И до сих пор все связанные с литературой нововведения в московских кабаках
происходят только по части интерьера.
А я , случалось, жалел что в Москве нет литературного кафе. То, что легко
сделать за одним столом, оказывается неразрешимым сделать за несколькими
столами.
Мне представляется, что заслуга Булата Окуджавы перед Москвой, не сколько в
том, что он воспел Арбат, сколько в том, что он учил Москву красивым ритуалам.
Очень давно существует в Грузии тост в стихах - смури. И, когда я был
безусым юношей, тосты, даже выраженные прозой, казались мне сродни поэзии,
где к тому же искусство слова не пряталось за рифму.
Здесь можно вспомнить притчу Сулхан-Саба Орбелиани о том, как царь, слепой
на один глаз, недолюбливая придворного художника, решил проучить его и
заказал ему свой портрет таким, чтобы он получился не лучше, чем в жизни.

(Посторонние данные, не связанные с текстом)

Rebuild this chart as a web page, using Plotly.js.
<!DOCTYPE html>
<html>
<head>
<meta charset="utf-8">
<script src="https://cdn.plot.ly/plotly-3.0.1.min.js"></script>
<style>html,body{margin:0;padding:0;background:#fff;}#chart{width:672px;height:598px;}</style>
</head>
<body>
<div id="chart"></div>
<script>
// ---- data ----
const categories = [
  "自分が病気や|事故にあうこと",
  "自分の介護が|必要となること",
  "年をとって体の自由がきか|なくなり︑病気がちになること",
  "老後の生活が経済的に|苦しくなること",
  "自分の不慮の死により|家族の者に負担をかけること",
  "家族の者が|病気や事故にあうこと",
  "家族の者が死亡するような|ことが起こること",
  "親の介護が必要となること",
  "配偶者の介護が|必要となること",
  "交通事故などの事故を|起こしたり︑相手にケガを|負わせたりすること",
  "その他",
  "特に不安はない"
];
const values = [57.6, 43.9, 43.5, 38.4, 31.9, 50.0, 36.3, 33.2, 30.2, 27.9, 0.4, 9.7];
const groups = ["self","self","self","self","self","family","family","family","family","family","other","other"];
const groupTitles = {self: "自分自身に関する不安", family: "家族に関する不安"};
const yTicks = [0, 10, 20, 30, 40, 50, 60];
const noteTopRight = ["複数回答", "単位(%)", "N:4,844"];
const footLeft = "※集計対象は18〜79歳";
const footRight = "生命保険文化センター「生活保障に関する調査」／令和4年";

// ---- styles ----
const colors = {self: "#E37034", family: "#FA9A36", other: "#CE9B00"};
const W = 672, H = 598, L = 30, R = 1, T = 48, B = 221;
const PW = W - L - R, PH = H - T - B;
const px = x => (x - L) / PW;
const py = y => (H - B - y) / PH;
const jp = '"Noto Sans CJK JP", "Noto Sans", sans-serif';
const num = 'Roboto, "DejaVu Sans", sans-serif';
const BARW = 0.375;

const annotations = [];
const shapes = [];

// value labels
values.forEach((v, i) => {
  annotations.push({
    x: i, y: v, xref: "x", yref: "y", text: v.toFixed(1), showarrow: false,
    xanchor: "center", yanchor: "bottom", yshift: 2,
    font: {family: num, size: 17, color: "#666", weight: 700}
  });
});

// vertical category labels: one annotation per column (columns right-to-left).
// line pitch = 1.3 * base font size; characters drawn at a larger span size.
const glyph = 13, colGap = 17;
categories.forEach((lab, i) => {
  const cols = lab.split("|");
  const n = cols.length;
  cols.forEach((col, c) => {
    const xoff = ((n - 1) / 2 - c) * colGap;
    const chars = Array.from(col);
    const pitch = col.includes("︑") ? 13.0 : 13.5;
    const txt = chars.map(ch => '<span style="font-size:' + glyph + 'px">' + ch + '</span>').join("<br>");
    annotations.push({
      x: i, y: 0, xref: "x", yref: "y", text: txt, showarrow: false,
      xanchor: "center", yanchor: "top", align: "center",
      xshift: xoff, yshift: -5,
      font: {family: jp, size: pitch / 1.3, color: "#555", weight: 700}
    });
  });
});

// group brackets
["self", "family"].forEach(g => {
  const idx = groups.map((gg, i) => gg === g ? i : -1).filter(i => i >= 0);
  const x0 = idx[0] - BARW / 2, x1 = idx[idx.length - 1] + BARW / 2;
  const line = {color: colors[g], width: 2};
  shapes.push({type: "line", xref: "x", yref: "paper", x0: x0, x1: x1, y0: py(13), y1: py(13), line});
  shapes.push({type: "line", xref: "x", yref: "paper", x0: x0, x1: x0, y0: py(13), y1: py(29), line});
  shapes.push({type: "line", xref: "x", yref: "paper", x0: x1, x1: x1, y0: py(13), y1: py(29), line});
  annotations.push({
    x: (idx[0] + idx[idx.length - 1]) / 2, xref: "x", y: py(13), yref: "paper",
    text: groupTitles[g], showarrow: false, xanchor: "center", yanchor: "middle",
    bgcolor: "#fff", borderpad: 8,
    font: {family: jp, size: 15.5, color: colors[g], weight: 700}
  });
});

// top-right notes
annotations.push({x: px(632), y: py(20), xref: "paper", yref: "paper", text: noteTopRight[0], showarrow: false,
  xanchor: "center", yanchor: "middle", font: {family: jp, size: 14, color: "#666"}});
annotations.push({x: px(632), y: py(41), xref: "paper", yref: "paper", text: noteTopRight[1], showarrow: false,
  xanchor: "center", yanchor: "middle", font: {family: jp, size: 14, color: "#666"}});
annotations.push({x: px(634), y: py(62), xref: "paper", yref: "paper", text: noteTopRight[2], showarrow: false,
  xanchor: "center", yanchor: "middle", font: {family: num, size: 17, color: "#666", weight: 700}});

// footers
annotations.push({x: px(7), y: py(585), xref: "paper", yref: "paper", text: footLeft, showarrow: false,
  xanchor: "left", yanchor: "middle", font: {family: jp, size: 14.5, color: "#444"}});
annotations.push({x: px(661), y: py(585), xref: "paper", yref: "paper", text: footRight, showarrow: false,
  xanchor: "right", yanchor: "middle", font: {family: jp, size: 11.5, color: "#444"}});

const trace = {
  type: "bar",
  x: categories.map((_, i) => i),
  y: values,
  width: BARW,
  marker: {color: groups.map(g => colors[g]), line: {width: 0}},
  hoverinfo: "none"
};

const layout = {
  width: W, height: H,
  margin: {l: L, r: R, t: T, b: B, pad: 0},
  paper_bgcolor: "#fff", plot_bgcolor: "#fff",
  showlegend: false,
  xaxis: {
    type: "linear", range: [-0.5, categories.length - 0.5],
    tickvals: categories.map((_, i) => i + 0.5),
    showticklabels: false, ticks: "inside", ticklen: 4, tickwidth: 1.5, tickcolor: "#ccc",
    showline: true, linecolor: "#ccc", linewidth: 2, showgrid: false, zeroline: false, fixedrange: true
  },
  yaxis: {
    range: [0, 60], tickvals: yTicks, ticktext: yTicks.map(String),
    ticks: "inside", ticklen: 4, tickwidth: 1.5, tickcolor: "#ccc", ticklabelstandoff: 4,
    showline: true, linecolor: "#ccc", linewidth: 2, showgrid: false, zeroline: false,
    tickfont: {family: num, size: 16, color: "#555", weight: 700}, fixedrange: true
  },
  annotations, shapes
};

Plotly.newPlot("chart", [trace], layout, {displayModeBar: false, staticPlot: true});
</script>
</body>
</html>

Художник подумал, что если он нарисует царя одноглазым, тот разгневается,
если с двумя глазами, то его обвинят во лжи, и нарисовал царя
прицеливающимся в оленя. В тостах есть такая же тонкость. Ибо на людей
достойных действует только лесть, похожая на правду.
Но в жизни тосты - это почти всегда демагогия, и нет истины в тостах, как
нет истины в вине. Впрочем, швейцар одного кафе рассказывал мне о том, что
все нынешние посетители, которые пользуются телефоном в вестибюле, говорят
исключительно о деньгах.
Ветер носит по мостовым пожелтевшие листья, и мы замечаем, что наступила
осень. Ветер гонит по тротуарам проездные билеты, и мы замечаем, что
окончен октябрь. Ветер несет по Тверской обертки от гамбургеров и пиццы,
напоминая, что в Москве кафе создаются не для чтения литературы.
Впрочем, я не вкладываю грусти в это лирическое отступление. Литературные
кафе переместились туда, где им и пристало находится - в светские салоны. И
"Литературное кафе" в Internet - это тоже своего рода светский салон, но
только доступный сторонним наблюдателям, благодаря Сети.